The EEPL is comprised of 168 exotic species that are considered to pose a risk to Australia’s environment and associated social amenities, and to Aboriginal and Torres Strait Islander cultural heritage.

The list was compiled after an extensive analysis process led by Australian Bureau of Agricultural and Resource Economics (ABARES). The process was focussed on consultations with subject matter experts to identify and rank exotic species that pose an environmental biosecurity risk to Australia. The EEPL was also made available for comment and input from any interested party during a period of public consultations.

As new information becomes available or circumstances change on the ground then EEPL species can be added or removed from the EEPL as necessary.
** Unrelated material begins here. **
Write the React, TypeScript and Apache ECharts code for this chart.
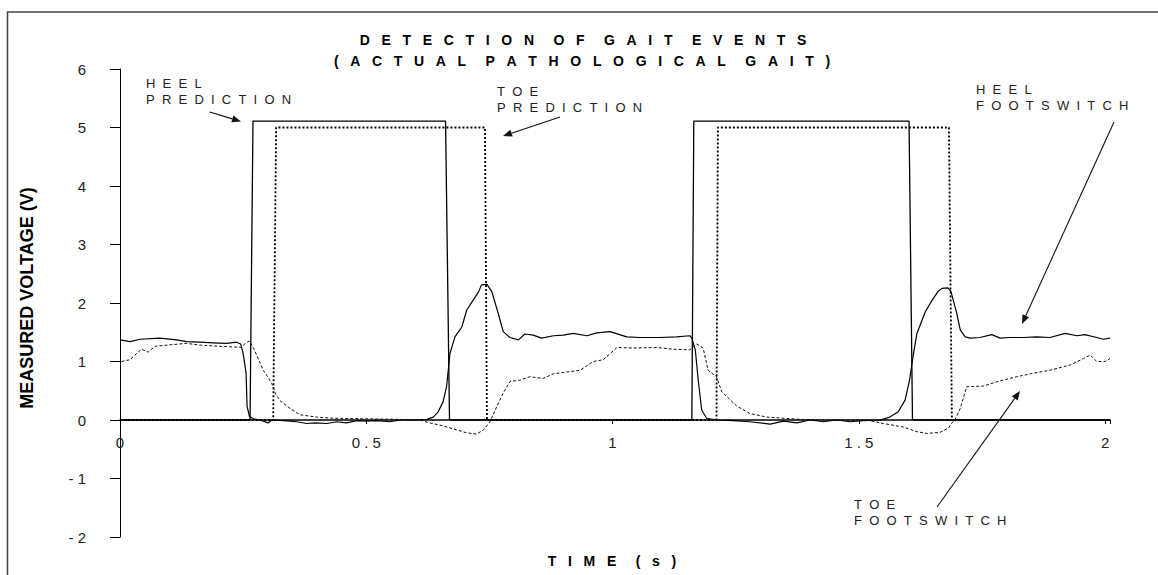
import React, { useEffect, useRef } from "react";
import * as echarts from "echarts";

// ---------- data (seconds, volts) ----------
const heelPredictionTime = [0, 0.264, 0.27, 0.661, 0.669, 1.161, 1.165, 1.602, 1.609, 2.01];
const heelPredictionVolt = [0, 0, 5.11, 5.11, 0, 0, 5.11, 5.11, 0, 0];

const toePredictionTime = [0, 0.311, 0.317, 0.741, 0.745, 1.211, 1.214, 1.683, 1.689, 2.01];
const toePredictionVolt = [0, 0, 5.0, 5.0, 0, 0, 5.0, 5.0, 0, 0];

const heelFootswitchTime = [
  0.0, 0.02, 0.041, 0.081, 0.115, 0.135, 0.162, 0.189, 0.217, 0.237, 0.245, 0.25, 0.256, 0.258,
  0.263, 0.271, 0.284, 0.301, 0.308, 0.332, 0.359, 0.379, 0.396, 0.42, 0.44, 0.46, 0.481, 0.501,
  0.521, 0.548, 0.569, 0.596, 0.623, 0.636, 0.646, 0.656, 0.663, 0.67, 0.68, 0.694, 0.704, 0.717,
  0.728, 0.734, 0.745, 0.755, 0.768, 0.778, 0.792, 0.809, 0.822, 0.839, 0.856, 0.88, 0.9, 0.92,
  0.948, 0.968, 0.995, 1.029, 1.056, 1.096, 1.13, 1.157, 1.161, 1.168, 1.174, 1.181, 1.191, 1.212,
  1.245, 1.279, 1.32, 1.347, 1.374, 1.401, 1.428, 1.455, 1.482, 1.509, 1.543, 1.563, 1.58, 1.594,
  1.603, 1.61, 1.618, 1.635, 1.649, 1.661, 1.669, 1.681, 1.687, 1.699, 1.706, 1.716, 1.726, 1.746,
  1.77, 1.787, 1.807, 1.834, 1.861, 1.888, 1.919, 1.943, 1.959, 1.983, 1.997, 2.01,
];
const heelFootswitchVolt = [
  1.37, 1.34, 1.38, 1.4, 1.37, 1.34, 1.33, 1.32, 1.31, 1.33, 1.3, 1.14, 0.8, 0.23,
  0.06, 0.02, 0.0, -0.05, 0.0, -0.01, -0.03, -0.06, -0.05, -0.06, -0.03, -0.05, -0.01, -0.02,
  -0.01, -0.03, 0.0, 0.0, 0.01, 0.05, 0.14, 0.31, 0.57, 1.14, 1.42, 1.59, 1.88, 2.05,
  2.19, 2.31, 2.32, 2.19, 1.82, 1.51, 1.41, 1.37, 1.47, 1.45, 1.4, 1.44, 1.45, 1.48,
  1.44, 1.49, 1.51, 1.42, 1.41, 1.41, 1.42, 1.44, 1.4, 1.2, 0.68, 0.17, 0.03, 0.0,
  -0.01, -0.03, -0.07, -0.02, -0.05, 0.0, -0.03, 0.0, -0.03, -0.01, 0.0, 0.05, 0.14, 0.34,
  0.68, 1.08, 1.48, 1.85, 2.05, 2.2, 2.25, 2.26, 2.2, 1.82, 1.54, 1.42, 1.4, 1.41,
  1.46, 1.4, 1.41, 1.41, 1.42, 1.41, 1.48, 1.44, 1.46, 1.41, 1.38, 1.4,
];

const toeFootswitchTime = [
  0.003, 0.02, 0.034, 0.044, 0.057, 0.071, 0.095, 0.135, 0.162, 0.203, 0.23, 0.247, 0.254, 0.263,
  0.271, 0.291, 0.308, 0.315, 0.325, 0.345, 0.365, 0.399, 0.433, 0.501, 0.569, 0.609, 0.629, 0.656,
  0.684, 0.704, 0.724, 0.738, 0.751, 0.765, 0.778, 0.792, 0.812, 0.832, 0.859, 0.88, 0.907, 0.934,
  0.961, 0.981, 1.009, 1.042, 1.09, 1.123, 1.157, 1.171, 1.184, 1.194, 1.211, 1.222, 1.232, 1.252,
  1.279, 1.313, 1.381, 1.448, 1.516, 1.55, 1.59, 1.618, 1.638, 1.665, 1.682, 1.689, 1.695, 1.706,
  1.719, 1.753, 1.787, 1.821, 1.854, 1.888, 1.929, 1.956, 1.97, 1.983, 2.0, 2.01,
];
const toeFootswitchVolt = [
  1.0, 1.03, 1.14, 1.21, 1.16, 1.26, 1.28, 1.31, 1.28, 1.26, 1.25, 1.24, 1.31, 1.35,
  1.23, 0.85, 0.63, 0.46, 0.33, 0.2, 0.09, 0.05, 0.03, 0.02, 0.01, 0.0, -0.05, -0.1,
  -0.17, -0.22, -0.24, -0.17, -0.03, 0.23, 0.46, 0.66, 0.68, 0.74, 0.71, 0.79, 0.82, 0.85,
  1.0, 1.03, 1.24, 1.23, 1.24, 1.21, 1.2, 1.3, 1.23, 0.85, 0.74, 0.48, 0.4, 0.24,
  0.11, 0.05, 0.01, 0.0, 0.0, -0.06, -0.12, -0.2, -0.23, -0.21, -0.14, -0.05, 0.0, 0.2,
  0.57, 0.58, 0.67, 0.74, 0.8, 0.85, 0.94, 1.05, 1.11, 1.0, 1.0, 1.05,
];

const titleLines = ["DETECTION OF GAIT EVENTS", "(ACTUAL PATHOLOGICAL GAIT)"];
const xTitle = "TIME (s)";
const yTitle = "MEASURED VOLTAGE (V)";
const annotationLabels = [
  ["HEEL", "PREDICTION"],
  ["TOE", "PREDICTION"],
  ["HEEL", "FOOTSWITCH"],
  ["TOE", "FOOTSWITCH"],
];

// ---------- layout ----------
const W = 1158;
const H = 575;
const GRID_TOP = 69;
const GRID_BOTTOM = 38;
const Y_MIN = -2;
const Y_MAX = 6;
const FONT = "'Liberation Sans', Arial, Helvetica, sans-serif";
const NB = "\u00a0";
const annotationLayout = [
  { x: 146, y: 83, arrow: [209.7, 112, 241, 121.5] },
  { x: 497, y: 91, arrow: [560, 117, 503, 136] },
  { x: 976, y: 89, arrow: [1114, 122, 1022, 324] },
  { x: 854, y: 504, arrow: [937, 507, 1020, 391] },
];

const spaced = (s: string, gap: number, wordGap: number) =>
  s
    .split(" ")
    .map((w) => w.split("").join(NB.repeat(gap)))
    .join(NB.repeat(wordGap));

const zip = (a: number[], b: number[]) => a.map((t, i) => [t, b[i]]);

function arrow(x1: number, y1: number, x2: number, y2: number) {
  const dx = x2 - x1;
  const dy = y2 - y1;
  const len = Math.sqrt(dx * dx + dy * dy);
  const ux = dx / len;
  const uy = dy / len;
  const hl = 9;
  const hw = 3.6;
  const bx = x2 - ux * hl;
  const by = y2 - uy * hl;
  return [
    {
      type: "line",
      silent: true,
      shape: { x1, y1, x2: bx, y2: by },
      style: { stroke: "#111", lineWidth: 1.1 },
    },
    {
      type: "polygon",
      silent: true,
      shape: {
        points: [
          [x2, y2],
          [bx - uy * hw, by + ux * hw],
          [bx + uy * hw, by - ux * hw],
        ],
      },
      style: { fill: "#111" },
    },
  ];
}

export default function App() {
  const ref = useRef<HTMLDivElement>(null);

  useEffect(() => {
    if (!ref.current) return;
    const chart = echarts.init(ref.current, undefined, { renderer: "svg" });

    // x axis sits on y = 0: shift it up from the grid bottom by the pixel span of [Y_MIN, 0]
    const plotH = H - GRID_TOP - GRID_BOTTOM;
    const zeroOffset = -((0 - Y_MIN) / (Y_MAX - Y_MIN)) * plotH;

    const graphics: any[] = [
      {
        type: "rect",
        silent: true,
        shape: { x: 7.5, y: 12, width: 1300, height: 700 },
        style: { fill: "none", stroke: "#444", lineWidth: 1.5 },
      },
      {
        type: "text",
        silent: true,
        x: 583,
        y: 40,
        style: {
          text: spaced(titleLines[0], 3, 5),
          font: `bold 14px ${FONT}`,
          fill: "#000",
          textAlign: "center",
          textVerticalAlign: "middle",
        },
      },
      {
        type: "text",
        silent: true,
        x: 582,
        y: 61,
        style: {
          text: spaced(titleLines[1], 3, 5),
          font: `bold 14px ${FONT}`,
          fill: "#000",
          textAlign: "center",
          textVerticalAlign: "middle",
        },
      },
      {
        type: "text",
        silent: true,
        x: 612,
        y: 561,
        style: {
          text: spaced(xTitle, 3, 5),
          font: `bold 14px ${FONT}`,
          fill: "#000",
          textAlign: "center",
          textVerticalAlign: "middle",
        },
      },
      {
        type: "text",
        silent: true,
        x: 27,
        y: 298,
        rotation: Math.PI / 2,
        style: {
          text: yTitle,
          font: `bold 18px ${FONT}`,
          fill: "#000",
          textAlign: "center",
          textVerticalAlign: "middle",
        },
      },
    ];

    annotationLabels.forEach((lines, i) => {
      const L = annotationLayout[i];
      lines.forEach((line, j) => {
        graphics.push({
          type: "text",
          silent: true,
          x: L.x,
          y: L.y + j * 16,
          style: {
            text: spaced(line, 2, 4),
            font: `13px ${FONT}`,
            fill: "#222",
            textAlign: "left",
            textVerticalAlign: "middle",
          },
        });
      });
      const [x1, y1, x2, y2] = L.arrow;
      graphics.push(...arrow(x1, y1, x2, y2));
    });

    const spacedNum = (v: number) => String(v).split("").join(" ");

    chart.setOption({
      animation: false,
      backgroundColor: "#fff",
      grid: { left: 120, right: 48, top: GRID_TOP, bottom: GRID_BOTTOM, containLabel: false },
      xAxis: {
        type: "value",
        min: 0,
        max: 2.01,
        interval: 0.5,
        position: "bottom",
        offset: zeroOffset,
        axisLine: { onZero: false, lineStyle: { color: "#000", width: 1.5 } },
        axisTick: { show: true, length: 4, lineStyle: { color: "#000" } },
        axisLabel: {
          margin: 15,
          color: "#222",
          fontSize: 15,
          fontFamily: FONT,
          formatter: (v: number) => (v > 2.001 ? "" : spacedNum(v)),
        },
        splitLine: { show: false },
      },
      yAxis: {
        type: "value",
        min: Y_MIN,
        max: Y_MAX,
        interval: 1,
        axisLine: { show: true, onZero: false, lineStyle: { color: "#000", width: 1 } },
        axisTick: { show: true, length: 10, lineStyle: { color: "#000" } },
        axisLabel: {
          margin: 34,
          color: "#222",
          fontSize: 15,
          fontFamily: FONT,
          formatter: (v: number) => spacedNum(v),
        },
        splitLine: { show: false },
      },
      graphic: graphics,
      series: [
        {
          name: "Heel prediction",
          type: "line",
          data: zip(heelPredictionTime, heelPredictionVolt),
          showSymbol: false,
          lineStyle: { color: "#000", width: 1.3, type: "solid" },
          z: 3,
        },
        {
          name: "Toe prediction",
          type: "line",
          data: zip(toePredictionTime, toePredictionVolt),
          showSymbol: false,
          lineStyle: { color: "#000", width: 1.8, type: [2, 2] },
          z: 3,
        },
        {
          name: "Heel footswitch",
          type: "line",
          data: zip(heelFootswitchTime, heelFootswitchVolt),
          showSymbol: false,
          lineStyle: { color: "#000", width: 1.2, type: "solid" },
          z: 4,
        },
        {
          name: "Toe footswitch",
          type: "line",
          data: zip(toeFootswitchTime, toeFootswitchVolt),
          showSymbol: false,
          lineStyle: { color: "#111", width: 1, type: [3, 2] },
          z: 4,
        },
      ],
    });

    return () => chart.dispose();
  }, []);

  return (
    <div
      ref={ref}
      style={{ position: "fixed", left: 0, top: 0, width: W, height: H, background: "#fff" }}
    />
  );
}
The EEPL species are partitioned into 8 thematic groups based on niches and organism type. A work program is being developed that is partially based on the 8 groups. This approach will improve the efficient delivery of risk-reducing measures by targeting groups of organisms rather than single species at a time.

The work program will be composed of projects and other actions that will reduce the risk of an EEPL entering or becoming established in Australia. Part of that work will involve general surveillance projects, including the CSIRO-led Atlas of Living Australia (ALA), which currently records observations made by the general public. Some of those recorded observations include observations of EEPL species in Australia. Reporting these observations into the ALA will be an important surveillance capability to provide early awareness of an EEPL incursion.

Most of the risk reducing work will require building on existing programs that already contribute to reducing exotic pest incursions. Effective measures to reduce exotic environmental biosecurity risk will greatly depend upon collaborations with stakeholders from the states and territories, NGOs and other community-based groups.